** START MATERIAL PROVIDED **
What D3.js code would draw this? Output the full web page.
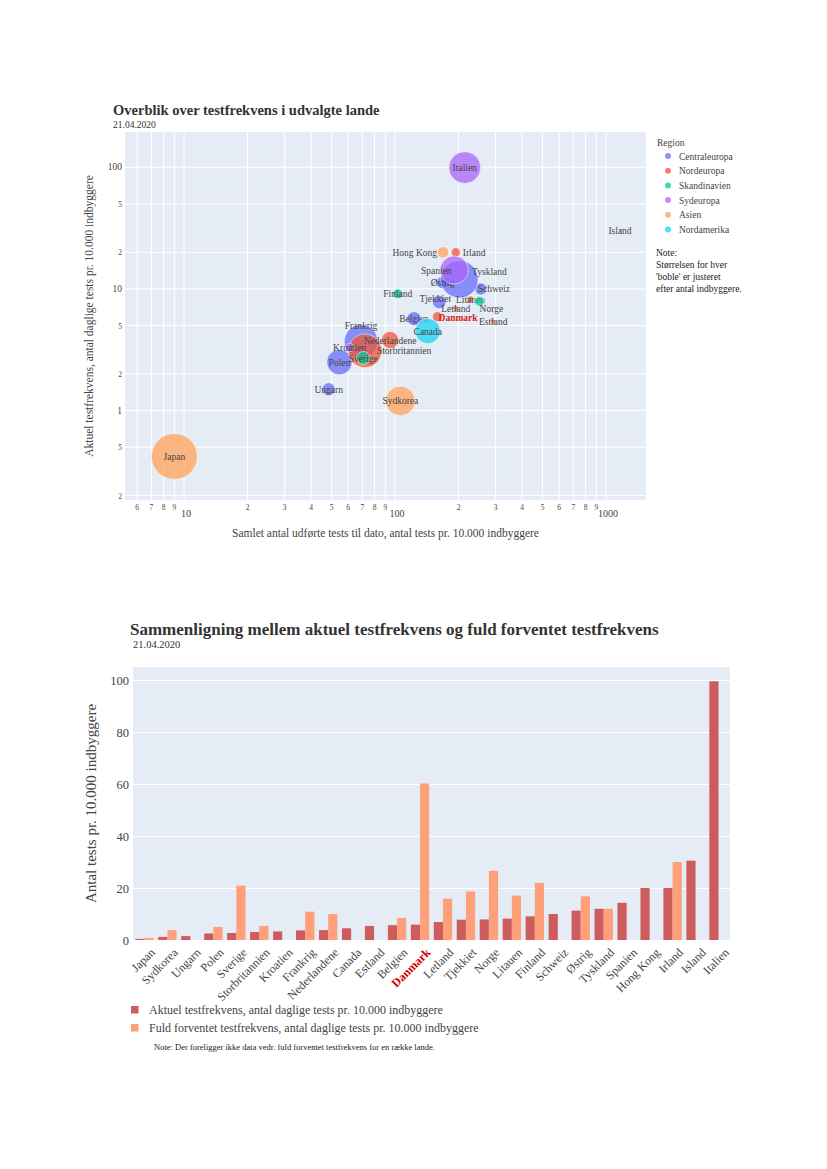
<!DOCTYPE html>
<html>
<head>
<meta charset="utf-8">
<script src="https://cdn.jsdelivr.net/npm/d3@7"></script>
<style>
  body { margin: 0; background: #fff; }
  svg text { font-family: "Liberation Serif", "DejaVu Serif", serif; }
</style>
</head>
<body>
<svg id="chart" width="827" height="1169"></svg>
<script>
// countries sorted by current daily tests (order of the bar chart)
const countries = ["Japan", "Sydkorea", "Ungarn", "Polen", "Sverige", "Storbritannien", "Kroatien",
  "Frankrig", "Nederlandene", "Canada", "Estland", "Belgien", "Danmark", "Letland", "Tjekkiet",
  "Norge", "Litauen", "Finland", "Schweiz", "Østrig", "Tyskland", "Spanien", "Hong Kong",
  "Irland", "Island", "Italien"];
const regionOf = ["Asien", "Asien", "Centraleuropa", "Centraleuropa", "Skandinavien", "Nordeuropa", "Sydeuropa",
  "Centraleuropa", "Nordeuropa", "Nordamerika", "Nordeuropa", "Centraleuropa", "Nordeuropa", "Nordeuropa", "Centraleuropa",
  "Skandinavien", "Nordeuropa", "Skandinavien", "Centraleuropa", "Centraleuropa", "Centraleuropa", "Sydeuropa", "Asien",
  "Nordeuropa", "Skandinavien", "Sydeuropa"];
// daily tests per 10.000 inhabitants
const dailyTests = [0.42, 1.2, 1.5, 2.5, 2.7, 3.1, 3.3, 3.7, 3.8, 4.5, 5.4, 5.7, 5.9, 6.9, 7.8,
  7.9, 8.2, 9.1, 10.0, 11.3, 12.0, 14.3, 20.0, 20.0, 30.5, 99.5];
// full expected daily tests per 10.000 inhabitants (null = no data)
const expectedTests = [0.8, 3.8, null, 5.0, 20.9, 5.4, null, 10.9, 10.0, null, null, 8.5, 60.2, 15.9, 18.7,
  26.6, 17.1, 22.0, null, 16.8, 12.0, null, null, 30.0, null, null];
// total tests to date per 10.000 inhabitants
const totalTests = [9.0, 106, 48.5, 54.5, 70.7, 72, 61, 69, 94.7, 143, 292, 123, 159, 194, 162,
  251, 228, 103, 255, 168, 202, 191, 169, 194, 1165, 214];
// population, millions
const population = [126, 51.7, 9.7, 38, 10.3, 66.8, 4.1, 67, 17.3, 37.6, 1.3, 11.5, 5.8, 1.9, 10.7,
  5.4, 2.8, 5.5, 8.6, 8.9, 83, 47, 7.5, 4.9, 0.36, 60];

const regions = ["Centraleuropa", "Nordeuropa", "Skandinavien", "Sydeuropa", "Asien", "Nordamerika"];
const regionColors = ["#636efa", "#EF553B", "#00cc96", "#ab63fa", "#FFA15A", "#19d3f3"];

const data = countries.map((c, i) => ({
  name: c, region: regionOf[i], daily: dailyTests[i], expected: expectedTests[i],
  total: totalTests[i], pop: population[i]
}));

const svg = d3.select("#chart");
const gridBg = "#E5ECF6";
const tickColor = "#444";

// ---------------- Bubble chart ----------------
const b = { left: 125, right: 646, top: 132, bottom: 500 };
const x = d3.scaleLog().domain([5.25, 1547]).range([b.left, b.right]);
const y = d3.scaleLog().domain([0.184, 195]).range([b.bottom, b.top]);
const r = d3.scaleSqrt().domain([0, 126]).range([0, 23]);
const color = d3.scaleOrdinal().domain(regions).range(regionColors);

svg.append("text").attr("x", 113).attr("y", 115)
  .attr("font-size", "14.5px").attr("font-weight", "700").attr("fill", "#333")
  .text("Overblik over testfrekvens i udvalgte lande");
svg.append("text").attr("x", 113).attr("y", 128)
  .attr("font-size", "9.5px").attr("fill", "#333").text("21.04.2020");

svg.append("rect").attr("x", b.left).attr("y", b.top)
  .attr("width", b.right - b.left).attr("height", b.bottom - b.top).attr("fill", gridBg);

const xTicks = [];
[1, 10, 100, 1000].forEach((dec) => {
  for (let m = 1; m <= 9; m++) {
    const v = m * dec;
    if (v >= x.domain()[0] && v <= x.domain()[1]) xTicks.push(v);
  }
});
const yTicks = y.ticks().filter((v) => {
  const m = v / Math.pow(10, Math.floor(Math.log10(v) + 1e-9));
  return v <= y.domain()[1] && [1, 2, 5].some((k) => Math.abs(m - k) < 1e-6);
});

const gb = svg.append("g");
gb.selectAll(".xg").data(xTicks).enter().append("line")
  .attr("x1", (d) => x(d)).attr("x2", (d) => x(d))
  .attr("y1", b.top).attr("y2", b.bottom)
  .attr("stroke", "#fff").attr("stroke-width", 1);
gb.selectAll(".yg").data(yTicks).enter().append("line")
  .attr("y1", (d) => y(d)).attr("y2", (d) => y(d))
  .attr("x1", b.left).attr("x2", b.right)
  .attr("stroke", "#fff").attr("stroke-width", 1);

const isDecade = (v) => Math.abs(Math.log10(v) - Math.round(Math.log10(v))) < 1e-9;
const firstDigit = (v) => String(Math.round(v / Math.pow(10, Math.floor(Math.log10(v) + 1e-9))));

gb.selectAll(".xl").data(xTicks).enter().append("text")
  .attr("x", (d) => x(d) + (isDecade(d) ? 2 : 0))
  .attr("y", (d) => (isDecade(d) ? 517 : 510))
  .attr("text-anchor", "middle")
  .attr("font-size", (d) => (isDecade(d) ? "10px" : "7.5px"))
  .attr("fill", tickColor)
  .text((d) => (isDecade(d) ? d : firstDigit(d)));

gb.selectAll(".yl").data(yTicks).enter().append("text")
  .attr("x", b.left - 3)
  .attr("y", (d) => y(d) + 3)
  .attr("text-anchor", "end")
  .attr("font-size", (d) => (isDecade(d) ? "9.5px" : "7.5px"))
  .attr("fill", tickColor)
  .text((d) => (isDecade(d) ? d : firstDigit(d)));

svg.append("text")
  .attr("transform", `translate(93, ${(b.top + b.bottom) / 2}) rotate(-90)`)
  .attr("text-anchor", "middle").attr("font-size", "11.5px").attr("fill", tickColor)
  .text("Aktuel testfrekvens, antal daglige tests pr. 10.000 indbyggere");
svg.append("text")
  .attr("x", (b.left + b.right) / 2).attr("y", 537)
  .attr("text-anchor", "middle").attr("font-size", "11.5px").attr("fill", tickColor)
  .text("Samlet antal udførte tests til dato, antal tests pr. 10.000 indbyggere");

// bubbles, one layer per region (legend order)
const labelNudge = {
  "Hong Kong": { anchor: "end", dx: -6, dy: 0 },
  "Irland": { anchor: "start", dx: 7, dy: 0 },
  "Danmark": { anchor: "start", dx: 1, dy: 1 },
  "Storbritannien": { anchor: "start", dx: 12, dy: 0 },
  "Schweiz": { anchor: "middle", dx: 13, dy: 0 },
  "Norge": { anchor: "middle", dx: 12, dy: 7 },
  "Spanien": { anchor: "middle", dx: -18, dy: 0 },
  "Tyskland": { anchor: "middle", dx: 30, dy: -8 },
  "Frankrig": { anchor: "middle", dx: 0, dy: -16 },
  "Tjekkiet": { anchor: "middle", dx: -4, dy: -4 }
};

regions.forEach((reg) => {
  const pts = data.filter((d) => d.region === reg);
  const layer = svg.append("g");
  layer.selectAll("circle").data(pts).enter().append("circle")
    .attr("cx", (d) => x(d.total)).attr("cy", (d) => y(d.daily))
    .attr("r", (d) => r(d.pop))
    .attr("fill", color(reg)).attr("fill-opacity", 0.75)
    .attr("stroke", "#fff").attr("stroke-width", 0.5);
  layer.selectAll("text").data(pts).enter().append("text")
    .attr("x", (d) => x(d.total) + (labelNudge[d.name] ? labelNudge[d.name].dx : 0))
    .attr("y", (d) => y(d.daily) + 3.5 + (labelNudge[d.name] ? labelNudge[d.name].dy : 0))
    .attr("text-anchor", (d) => (labelNudge[d.name] ? labelNudge[d.name].anchor : "middle"))
    .attr("font-size", "9.5px")
    .attr("font-weight", (d) => (d.name === "Danmark" ? "700" : "400"))
    .attr("fill", (d) => (d.name === "Danmark" ? "#d62020" : tickColor))
    .text((d) => d.name);
});

// legend
const lg = svg.append("g");
lg.append("text").attr("x", 657).attr("y", 146).attr("font-size", "9.5px").attr("fill", tickColor).text("Region");
regions.forEach((reg, i) => {
  const yy = 156 + i * 14.7;
  lg.append("circle").attr("cx", 668).attr("cy", yy).attr("r", 3)
    .attr("fill", color(reg)).attr("fill-opacity", 0.75);
  lg.append("text").attr("x", 679).attr("y", yy + 3.5)
    .attr("font-size", "9.5px").attr("fill", tickColor).text(reg);
});
["Note:", "Størrelsen for hver", "'boble' er justeret", "efter antal indbyggere."].forEach((t, i) => {
  lg.append("text").attr("x", 656).attr("y", 256 + i * 12)
    .attr("font-size", "9.5px").attr("fill", "#222").text(t);
});

// ---------------- Bar chart ----------------
const bb = { left: 133, right: 730, top: 667, bottom: 940 };
const xb = d3.scaleBand().domain(countries).range([bb.left, bb.right]).paddingInner(0.2).paddingOuter(0.1);
const xs = d3.scaleBand().domain(["daily", "expected"]).range([0, xb.bandwidth()]);
const yb = d3.scaleLinear().domain([0, 105]).range([bb.bottom, bb.top]);

svg.append("text").attr("x", 130).attr("y", 635)
  .attr("font-size", "17px").attr("font-weight", "700").attr("fill", "#333")
  .text("Sammenligning mellem aktuel testfrekvens og fuld forventet testfrekvens");
svg.append("text").attr("x", 133).attr("y", 648)
  .attr("font-size", "10.5px").attr("fill", "#333").text("21.04.2020");

svg.append("rect").attr("x", bb.left).attr("y", bb.top)
  .attr("width", bb.right - bb.left).attr("height", bb.bottom - bb.top).attr("fill", gridBg);

const yAxisB = svg.append("g").attr("transform", `translate(${bb.left},0)`)
  .call(d3.axisLeft(yb).tickValues([0, 20, 40, 60, 80, 100]).tickSize(-(bb.right - bb.left)).tickPadding(4));
yAxisB.select(".domain").remove();
yAxisB.selectAll(".tick line").attr("stroke", "#fff").attr("stroke-width", 1);
yAxisB.selectAll(".tick text").attr("fill", tickColor).attr("font-size", "12.5px")
  .attr("font-family", "Liberation Serif, serif");

svg.append("g").selectAll("rect").data(data).enter().append("rect")
  .attr("x", (d) => xb(d.name) + xs("daily"))
  .attr("y", (d) => yb(d.daily))
  .attr("width", xs.bandwidth())
  .attr("height", (d) => yb(0) - yb(d.daily))
  .attr("fill", "#CD5C5C");
svg.append("g").selectAll("rect").data(data.filter((d) => d.expected != null)).enter().append("rect")
  .attr("x", (d) => xb(d.name) + xs("expected"))
  .attr("y", (d) => yb(d.expected))
  .attr("width", xs.bandwidth())
  .attr("height", (d) => yb(0) - yb(d.expected))
  .attr("fill", "#FFA07A");

const xAxisB = svg.append("g").attr("transform", `translate(0,${bb.bottom})`)
  .call(d3.axisBottom(xb).tickSize(0).tickPadding(6));
xAxisB.select(".domain").remove();
xAxisB.selectAll(".tick text")
  .attr("font-family", "Liberation Serif, serif")
  .attr("font-size", "12px")
  .attr("fill", (d) => (d === "Danmark" ? "#cc0000" : tickColor))
  .attr("font-weight", (d) => (d === "Danmark" ? "700" : "400"))
  .attr("text-anchor", "end")
  .attr("dy", "0.35em")
  .attr("transform", "translate(4,6) rotate(-45)");

svg.append("text")
  .attr("transform", `translate(96, ${(bb.top + bb.bottom) / 2}) rotate(-90)`)
  .attr("text-anchor", "middle").attr("font-size", "15px").attr("fill", tickColor)
  .text("Antal tests pr. 10.000 indbyggere");

const legendItems = [
  { label: "Aktuel testfrekvens, antal daglige tests pr. 10.000 indbyggere", color: "#CD5C5C" },
  { label: "Fuld forventet testfrekvens, antal daglige tests pr. 10.000 indbyggere", color: "#FFA07A" }
];
legendItems.forEach((it, i) => {
  const yy = 1010 + i * 18;
  svg.append("rect").attr("x", 131).attr("y", yy - 4).attr("width", 7.5).attr("height", 7.5).attr("fill", it.color);
  svg.append("text").attr("x", 149).attr("y", yy + 4).attr("font-size", "12px").attr("fill", tickColor).text(it.label);
});
svg.append("text").attr("x", 154).attr("y", 1050).attr("font-size", "8.5px").attr("fill", "#222")
  .text("Note: Der foreligger ikke data vedr. fuld forventet testfrekvens for en række lande.");
</script>
</body>
</html>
** END MATERIAL PROVIDED **
> WHAT IS BEING ASKED
Extract lines where the string "full" occurs.

> SOLUTION FOR THIS PROBLEM
What D3.js code would draw this? Output the full web page.
// full expected daily tests per 10.000 inhabitants (null = no data)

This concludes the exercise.